Aim of the task →
All lines from the beginning of the listing through the line with "const fmtMinus = s" are to be copied word for word; the pictures are not.

%%

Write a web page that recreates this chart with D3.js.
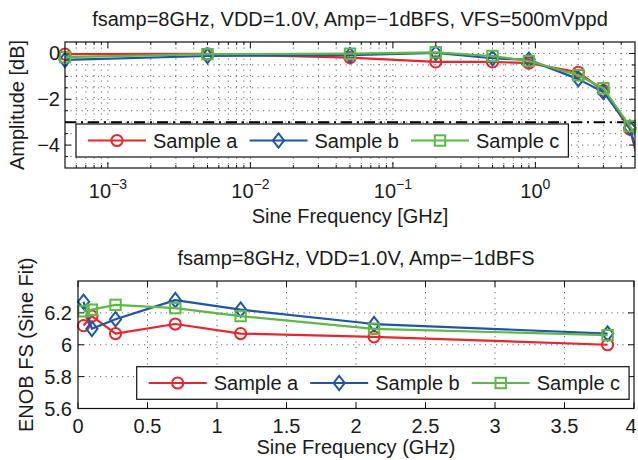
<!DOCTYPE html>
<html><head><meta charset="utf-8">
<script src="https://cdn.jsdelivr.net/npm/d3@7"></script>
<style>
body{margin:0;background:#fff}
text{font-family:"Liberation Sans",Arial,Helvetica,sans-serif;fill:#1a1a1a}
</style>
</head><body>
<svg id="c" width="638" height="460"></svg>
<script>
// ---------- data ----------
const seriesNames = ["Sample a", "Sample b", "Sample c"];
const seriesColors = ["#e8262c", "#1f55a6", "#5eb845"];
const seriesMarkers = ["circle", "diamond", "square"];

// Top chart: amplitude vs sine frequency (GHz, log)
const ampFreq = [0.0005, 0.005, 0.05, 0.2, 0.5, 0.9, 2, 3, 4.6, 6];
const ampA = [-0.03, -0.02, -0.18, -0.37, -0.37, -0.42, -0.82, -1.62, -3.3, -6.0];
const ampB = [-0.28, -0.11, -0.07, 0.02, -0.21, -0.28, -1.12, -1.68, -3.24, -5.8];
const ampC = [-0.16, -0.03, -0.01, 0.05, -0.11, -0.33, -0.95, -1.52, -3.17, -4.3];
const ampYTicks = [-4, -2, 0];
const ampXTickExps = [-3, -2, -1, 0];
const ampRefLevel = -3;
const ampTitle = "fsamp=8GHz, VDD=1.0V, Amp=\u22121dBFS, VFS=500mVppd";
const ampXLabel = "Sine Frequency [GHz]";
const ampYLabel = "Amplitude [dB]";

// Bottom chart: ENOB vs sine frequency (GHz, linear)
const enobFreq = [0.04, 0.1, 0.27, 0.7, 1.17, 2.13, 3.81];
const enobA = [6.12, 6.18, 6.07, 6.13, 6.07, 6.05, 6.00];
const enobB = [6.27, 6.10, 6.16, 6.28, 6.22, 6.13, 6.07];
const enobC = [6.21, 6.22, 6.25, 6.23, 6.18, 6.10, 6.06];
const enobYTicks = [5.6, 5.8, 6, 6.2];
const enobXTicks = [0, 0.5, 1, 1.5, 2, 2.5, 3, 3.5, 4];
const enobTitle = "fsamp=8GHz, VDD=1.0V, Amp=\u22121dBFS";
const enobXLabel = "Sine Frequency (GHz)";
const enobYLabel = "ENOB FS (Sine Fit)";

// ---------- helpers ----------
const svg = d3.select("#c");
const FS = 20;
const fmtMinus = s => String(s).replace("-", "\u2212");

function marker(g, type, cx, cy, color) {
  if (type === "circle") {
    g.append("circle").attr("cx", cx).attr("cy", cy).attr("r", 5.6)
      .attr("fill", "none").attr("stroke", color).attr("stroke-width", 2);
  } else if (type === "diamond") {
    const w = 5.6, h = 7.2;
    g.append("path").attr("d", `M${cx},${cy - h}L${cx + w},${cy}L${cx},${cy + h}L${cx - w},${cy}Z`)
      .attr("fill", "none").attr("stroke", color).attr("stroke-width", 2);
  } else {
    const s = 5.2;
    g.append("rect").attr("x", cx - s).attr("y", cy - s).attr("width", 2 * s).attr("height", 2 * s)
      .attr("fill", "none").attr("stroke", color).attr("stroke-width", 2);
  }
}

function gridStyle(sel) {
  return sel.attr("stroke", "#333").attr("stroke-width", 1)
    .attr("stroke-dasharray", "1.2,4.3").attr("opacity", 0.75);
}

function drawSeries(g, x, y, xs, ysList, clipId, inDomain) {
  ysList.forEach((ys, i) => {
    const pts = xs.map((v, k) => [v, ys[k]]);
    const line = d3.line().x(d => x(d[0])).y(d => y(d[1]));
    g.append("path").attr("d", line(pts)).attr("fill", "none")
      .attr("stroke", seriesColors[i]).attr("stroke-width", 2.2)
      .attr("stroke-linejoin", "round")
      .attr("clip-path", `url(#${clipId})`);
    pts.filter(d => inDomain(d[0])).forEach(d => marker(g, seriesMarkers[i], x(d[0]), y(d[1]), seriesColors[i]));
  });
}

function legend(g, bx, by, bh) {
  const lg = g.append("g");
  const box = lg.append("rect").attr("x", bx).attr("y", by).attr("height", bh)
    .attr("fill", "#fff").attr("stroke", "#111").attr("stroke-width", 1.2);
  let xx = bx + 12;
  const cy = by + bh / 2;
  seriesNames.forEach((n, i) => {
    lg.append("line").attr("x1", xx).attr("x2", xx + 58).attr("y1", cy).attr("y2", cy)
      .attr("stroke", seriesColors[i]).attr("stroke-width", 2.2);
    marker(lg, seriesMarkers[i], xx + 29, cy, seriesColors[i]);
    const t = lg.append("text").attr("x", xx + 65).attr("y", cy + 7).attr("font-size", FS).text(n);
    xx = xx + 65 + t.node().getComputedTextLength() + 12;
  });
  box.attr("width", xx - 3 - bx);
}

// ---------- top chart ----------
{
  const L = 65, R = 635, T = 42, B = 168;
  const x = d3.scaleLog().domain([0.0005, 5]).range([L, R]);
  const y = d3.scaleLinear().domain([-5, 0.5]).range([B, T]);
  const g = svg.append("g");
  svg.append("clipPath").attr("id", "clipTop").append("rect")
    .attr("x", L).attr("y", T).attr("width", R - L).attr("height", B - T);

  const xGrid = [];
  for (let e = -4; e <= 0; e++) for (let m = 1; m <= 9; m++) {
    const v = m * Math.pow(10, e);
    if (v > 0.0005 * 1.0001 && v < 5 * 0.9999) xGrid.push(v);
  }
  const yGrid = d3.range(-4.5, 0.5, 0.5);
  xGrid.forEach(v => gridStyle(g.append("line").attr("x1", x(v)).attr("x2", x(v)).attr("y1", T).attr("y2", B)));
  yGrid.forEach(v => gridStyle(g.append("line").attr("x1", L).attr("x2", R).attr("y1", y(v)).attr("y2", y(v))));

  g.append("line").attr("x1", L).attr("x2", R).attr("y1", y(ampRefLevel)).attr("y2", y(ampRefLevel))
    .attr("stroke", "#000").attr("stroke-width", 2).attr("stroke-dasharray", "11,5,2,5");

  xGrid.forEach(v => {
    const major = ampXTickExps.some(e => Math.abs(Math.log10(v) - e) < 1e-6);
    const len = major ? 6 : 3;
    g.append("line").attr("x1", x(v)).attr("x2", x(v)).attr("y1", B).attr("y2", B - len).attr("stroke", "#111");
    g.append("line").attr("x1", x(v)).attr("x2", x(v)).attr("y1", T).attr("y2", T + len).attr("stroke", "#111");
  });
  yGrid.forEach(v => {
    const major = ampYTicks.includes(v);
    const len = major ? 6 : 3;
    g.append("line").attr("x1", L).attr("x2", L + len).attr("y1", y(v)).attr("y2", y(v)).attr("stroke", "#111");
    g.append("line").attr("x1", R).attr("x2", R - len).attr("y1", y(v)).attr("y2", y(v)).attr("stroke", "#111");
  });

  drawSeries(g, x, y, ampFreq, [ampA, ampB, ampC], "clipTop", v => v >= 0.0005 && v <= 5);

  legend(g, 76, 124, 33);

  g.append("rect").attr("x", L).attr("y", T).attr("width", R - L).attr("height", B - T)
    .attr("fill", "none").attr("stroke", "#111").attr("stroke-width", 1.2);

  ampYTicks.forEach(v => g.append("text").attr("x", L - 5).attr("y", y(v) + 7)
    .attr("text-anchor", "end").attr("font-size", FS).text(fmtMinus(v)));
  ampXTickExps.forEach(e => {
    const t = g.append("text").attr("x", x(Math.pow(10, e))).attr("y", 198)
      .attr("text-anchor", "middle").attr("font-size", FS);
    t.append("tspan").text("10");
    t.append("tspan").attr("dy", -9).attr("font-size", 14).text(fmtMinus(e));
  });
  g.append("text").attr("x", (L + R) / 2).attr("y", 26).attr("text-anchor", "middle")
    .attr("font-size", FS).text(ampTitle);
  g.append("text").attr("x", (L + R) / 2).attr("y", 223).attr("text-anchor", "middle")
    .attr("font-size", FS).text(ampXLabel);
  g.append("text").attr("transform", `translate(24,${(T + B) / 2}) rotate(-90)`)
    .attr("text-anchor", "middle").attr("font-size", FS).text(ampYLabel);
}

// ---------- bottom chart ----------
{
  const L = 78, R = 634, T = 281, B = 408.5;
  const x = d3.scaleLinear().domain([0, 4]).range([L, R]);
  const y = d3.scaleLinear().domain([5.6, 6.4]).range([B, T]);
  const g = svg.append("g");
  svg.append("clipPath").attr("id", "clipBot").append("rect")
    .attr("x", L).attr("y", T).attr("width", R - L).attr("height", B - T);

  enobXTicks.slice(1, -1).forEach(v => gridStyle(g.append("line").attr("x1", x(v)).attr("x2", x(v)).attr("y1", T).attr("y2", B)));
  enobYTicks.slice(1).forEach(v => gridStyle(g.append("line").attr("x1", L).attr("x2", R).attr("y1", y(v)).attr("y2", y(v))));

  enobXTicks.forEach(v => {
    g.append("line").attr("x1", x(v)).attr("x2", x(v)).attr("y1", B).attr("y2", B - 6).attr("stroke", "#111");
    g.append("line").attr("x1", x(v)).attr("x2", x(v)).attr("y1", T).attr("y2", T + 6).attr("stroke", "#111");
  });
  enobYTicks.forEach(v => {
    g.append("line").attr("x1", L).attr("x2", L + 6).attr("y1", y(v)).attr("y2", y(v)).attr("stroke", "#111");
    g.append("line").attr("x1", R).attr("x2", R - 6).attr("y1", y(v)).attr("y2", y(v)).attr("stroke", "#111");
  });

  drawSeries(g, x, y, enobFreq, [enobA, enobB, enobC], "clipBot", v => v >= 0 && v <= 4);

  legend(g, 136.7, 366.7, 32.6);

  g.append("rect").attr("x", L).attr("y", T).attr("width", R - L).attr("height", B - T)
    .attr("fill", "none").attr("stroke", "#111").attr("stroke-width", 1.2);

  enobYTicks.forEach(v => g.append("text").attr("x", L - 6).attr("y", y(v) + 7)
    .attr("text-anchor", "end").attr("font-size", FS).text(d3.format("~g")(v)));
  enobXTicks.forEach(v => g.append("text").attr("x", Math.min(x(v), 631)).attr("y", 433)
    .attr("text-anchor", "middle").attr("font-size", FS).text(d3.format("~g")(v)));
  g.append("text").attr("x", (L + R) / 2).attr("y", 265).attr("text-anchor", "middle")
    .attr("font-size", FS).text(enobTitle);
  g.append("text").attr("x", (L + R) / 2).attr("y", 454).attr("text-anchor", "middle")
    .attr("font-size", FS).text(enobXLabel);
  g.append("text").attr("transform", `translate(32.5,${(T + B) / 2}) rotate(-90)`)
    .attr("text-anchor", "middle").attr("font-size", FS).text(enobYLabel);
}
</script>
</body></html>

%%

Response for this exercise →
Write a web page that recreates this chart with D3.js.
<!DOCTYPE html>
<html><head><meta charset="utf-8">
<script src="https://cdn.jsdelivr.net/npm/d3@7"></script>
<style>
body{margin:0;background:#fff}
text{font-family:"Liberation Sans",Arial,Helvetica,sans-serif;fill:#1a1a1a}
</style>
</head><body>
<svg id="c" width="638" height="460"></svg>
<script>
// ---------- data ----------
const seriesNames = ["Sample a", "Sample b", "Sample c"];
const seriesColors = ["#e8262c", "#1f55a6", "#5eb845"];
const seriesMarkers = ["circle", "diamond", "square"];

// Top chart: amplitude vs sine frequency (GHz, log)
const ampFreq = [0.0005, 0.005, 0.05, 0.2, 0.5, 0.9, 2, 3, 4.6, 6];
const ampA = [-0.03, -0.02, -0.18, -0.37, -0.37, -0.42, -0.82, -1.62, -3.3, -6.0];
const ampB = [-0.28, -0.11, -0.07, 0.02, -0.21, -0.28, -1.12, -1.68, -3.24, -5.8];
const ampC = [-0.16, -0.03, -0.01, 0.05, -0.11, -0.33, -0.95, -1.52, -3.17, -4.3];
const ampYTicks = [-4, -2, 0];
const ampXTickExps = [-3, -2, -1, 0];
const ampRefLevel = -3;
const ampTitle = "fsamp=8GHz, VDD=1.0V, Amp=\u22121dBFS, VFS=500mVppd";
const ampXLabel = "Sine Frequency [GHz]";
const ampYLabel = "Amplitude [dB]";

// Bottom chart: ENOB vs sine frequency (GHz, linear)
const enobFreq = [0.04, 0.1, 0.27, 0.7, 1.17, 2.13, 3.81];
const enobA = [6.12, 6.18, 6.07, 6.13, 6.07, 6.05, 6.00];
const enobB = [6.27, 6.10, 6.16, 6.28, 6.22, 6.13, 6.07];
const enobC = [6.21, 6.22, 6.25, 6.23, 6.18, 6.10, 6.06];
const enobYTicks = [5.6, 5.8, 6, 6.2];
const enobXTicks = [0, 0.5, 1, 1.5, 2, 2.5, 3, 3.5, 4];
const enobTitle = "fsamp=8GHz, VDD=1.0V, Amp=\u22121dBFS";
const enobXLabel = "Sine Frequency (GHz)";
const enobYLabel = "ENOB FS (Sine Fit)";

// ---------- helpers ----------
const svg = d3.select("#c");
const FS = 20;
const fmtMinus = s => String(s).replace("-", "\u2212");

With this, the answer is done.